Emory taught me how to love. And I do know this, and I think in about six months or a year, I'll look back on my life struggles at Emory and realize, even now, that I still love those friends that turned their backs on me, that I still love them at a distance, and I always will. I learned what it meant to observe that I'm more resilient than I ever imagined, and that the people I love are too. In emotional warfare and in a perpetual, traumatic state of in extremis, everyone copes and grieves with what is lost very differently. In those times it has become so important to me to not give condemnation, but to reserve it. The greatest gift in my faith is the gift of mercy, to be with those that are suffering. And in my situation, that meant offering mercy to those that everyone told me I shouldn't.

I learned that the truth doesn't really matter. For everyone's personal reasons, they will believe what they want to believe. That's not always a bad thing, but rather an adaptive mechanism that has been our means of survival in all of our species' existence. From a Utilitarian perspective, the greatest good for the whole and group is more important than the rights and dignity of the individual. But I experienced what it meant to have those rights and dignity deprived in a manner I didn't think possible, and not even by people who sought to persecute and forsake me, but by people I love. By my friends. I learned what it meant for the same person that refused to even acknowledge my greeting in public to express their utter sympathy and support in private, from a distance, to shed tears to let me know how sorry they were for how much I was suffering.
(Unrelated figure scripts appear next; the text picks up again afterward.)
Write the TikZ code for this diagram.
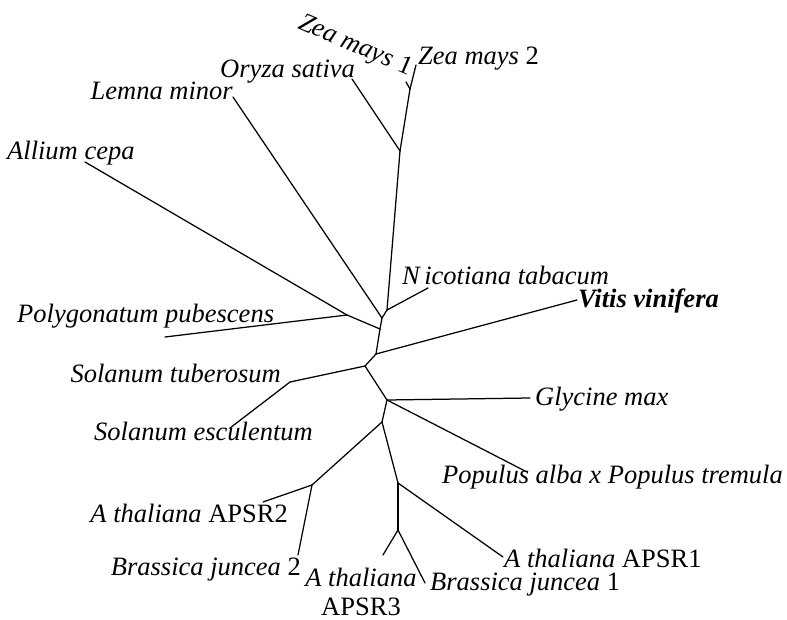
\documentclass[tikz,border=0pt]{standalone}
\usepackage{fontspec}
\setmainfont{Liberation Serif}
\tikzset{
	leaf/.style = {inner sep = 0pt,
				   font = \fontsize{26.5}{29}\selectfont},
	branch/.style = {line width = 1.25pt, line cap = round, line join = round}
}
\begin{document}
\begin{tikzpicture}[x = 1pt, y = -1pt]
	\useasboundingbox (0, 0) rectangle (787, 620);

	\coordinate (ZM) at (410, 89);
	\coordinate (OR) at (400, 151);
	\coordinate (NI) at (387, 310);
	\coordinate (LE) at (382, 318);
	\coordinate (MO) at (347, 315);
	\coordinate (AB) at (380, 329);
	\coordinate (VI) at (376, 354);
	\coordinate (SO) at (365, 366);
	\coordinate (ST) at (290, 382);
	\coordinate (GL) at (387, 400);
	\coordinate (BR) at (382, 422);
	\coordinate (B2) at (312, 485);
	\coordinate (B1) at (398, 483);
	\coordinate (B3) at (398, 530);

	\coordinate (zea1) at (406, 82);
	\coordinate (zea2) at (416, 65);
	\coordinate (oryza) at (352, 79);
	\coordinate (nicot) at (428, 288);
	\coordinate (lemna) at (233, 97);
	\coordinate (allium) at (85, 162);
	\coordinate (polyg) at (165, 337);
	\coordinate (vitis) at (577, 300);
	\coordinate (solesc) at (230, 428);
	\coordinate (glyc) at (530, 398);
	\coordinate (popul) at (527, 472);
	\coordinate (apsr2) at (263, 502);
	\coordinate (bj2) at (298, 555);
	\coordinate (apsr1) at (503, 557);
	\coordinate (apsr3) at (383, 555);
	\coordinate (bj1) at (425, 583);

	\draw (297, 28) node[leaf,
					  anchor = base west,
					  rotate = -23
			   ](Lzea1){\textit{Zea mays} 1};
	\draw (418, 65) node[leaf,
					  anchor = base west
			   ](Lzea2){\textit{Zea mays} 2};
	\draw (220, 78) node[leaf,
					  anchor = base west
			   ](Loryza){\textit{Oryza sativa}};
	\draw (233, 100) node[leaf,
					  anchor = base east
			   ](Llemna){\textit{Lemna minor}};
	\draw (7, 160) node[leaf,
					  anchor = base west
			   ](Lallium){\textit{Allium cepa}};
	\draw (17, 323) node[leaf,
					  anchor = base west
			   ](Lpolyg){\textit{Polygonatum pubescens}};
	\draw (402, 285) node[leaf,
					  anchor = base west
			   ](Lnicot){\textit{N\,icotiana tabacum}};
	\draw (578, 308) node[leaf,
					  anchor = base west
			   ](Lvitis){\textbf{\textit{Vitis vinifera}}};
	\draw (281, 382) node[leaf,
					  anchor = base east
			   ](Lsoltub){\textit{Solanum tuberosum}};
	\draw (313, 440) node[leaf,
					  anchor = base east
			   ](Lsolesc){\textit{Solanum esculentum}};
	\draw (535, 405) node[leaf,
					  anchor = base west
			   ](Lglyc){\textit{Glycine max}};
	\draw (442, 483) node[leaf,
					  anchor = base west
			   ](Lpopul){\textit{Populus alba x Populus tremula}};
	\draw (288, 522) node[leaf,
					  anchor = base east
			   ](Lapsr2){\textit{A thaliana} APSR2};
	\draw (301, 575) node[leaf,
					  anchor = base east
			   ](Lbj2){\textit{Brassica juncea} 2};
	\draw (361, 568) node[leaf,
					  anchor = north,
					  align = center
			   ](Lapsr3){\textit{A thaliana}\\APSR3};
	\draw (430, 590) node[leaf,
					  anchor = base west
			   ](Lbj1){\textit{Brassica juncea} 1};
	\draw (504, 567) node[leaf,
					  anchor = base west
			   ](Lapsr1){\textit{A thaliana} APSR1};

	\draw[branch] (ZM) -- (zea1);
	\draw[branch] (ZM) -- (zea2);
	\draw[branch] (OR) -- (ZM);
	\draw[branch] (OR) -- (oryza);

	\draw[branch] (NI) -- (OR);
	\draw[branch] (NI) -- (nicot);
	\draw[branch] (LE) -- (NI);
	\draw[branch] (LE) -- (lemna);

	\draw[branch] (MO) -- (allium);
	\draw[branch] (MO) -- (polyg);
	\draw[branch] (AB) -- (LE);
	\draw[branch] (AB) -- (MO);

	\draw[branch] (VI) -- (AB);
	\draw[branch] (VI) -- (vitis);
	\draw[branch] (SO) -- (VI);
	\draw[branch] (SO) -- (ST);
	\draw[branch] (ST) -- (solesc);

	\draw[branch] (GL) -- (SO);
	\draw[branch] (GL) -- (glyc);
	\draw[branch] (GL) -- (popul);
	\draw[branch] (BR) -- (GL);

	\draw[branch] (BR) -- (B2);
	\draw[branch] (B2) -- (apsr2);
	\draw[branch] (B2) -- (bj2);
	\draw[branch] (BR) -- (B1);
	\draw[branch] (B1) -- (apsr1);
	\draw[branch] (B1) -- (B3);
	\draw[branch] (B3) -- (apsr3);
	\draw[branch] (B3) -- (bj1);
\end{tikzpicture}
\end{document}
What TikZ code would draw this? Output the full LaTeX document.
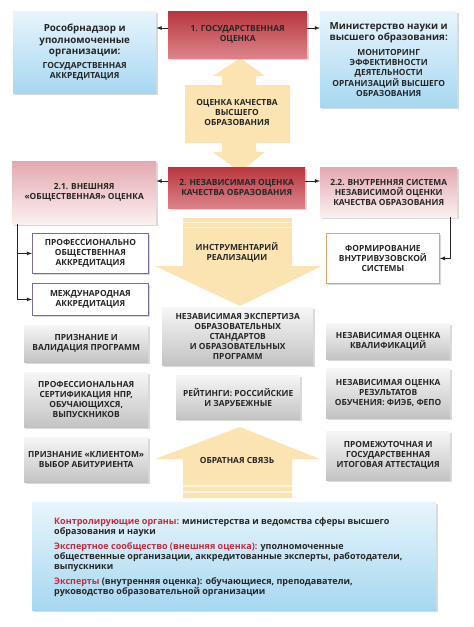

Emory taught me that life is simply just like this, that things will not always be fair, that things sometimes won't make sense, that there's nothing you can do to stop the condemnation, persecution, and shaming, that sometimes the best thing you can do is wait it out and never give up and keep standing.

Emory tested me in a way that I never thought I could ever be tested. It exposed to me that even enough life isn't always good, God always is, and the extent to which you show your love for God is how you love others, especially those that forsake and persecute you. Through God, Emory taught me that life is always complicated, and always never easy, and that's for good because God's plan is a far superior path than my own plan, and the plan that God has taught me is one of love. I thought I was a loving person before, but God taught me what it meant to love when it's not in your self-interest, to love when everything tells you that you shouldn't.

As an education, my school taught me everything: Emory taught me how to love.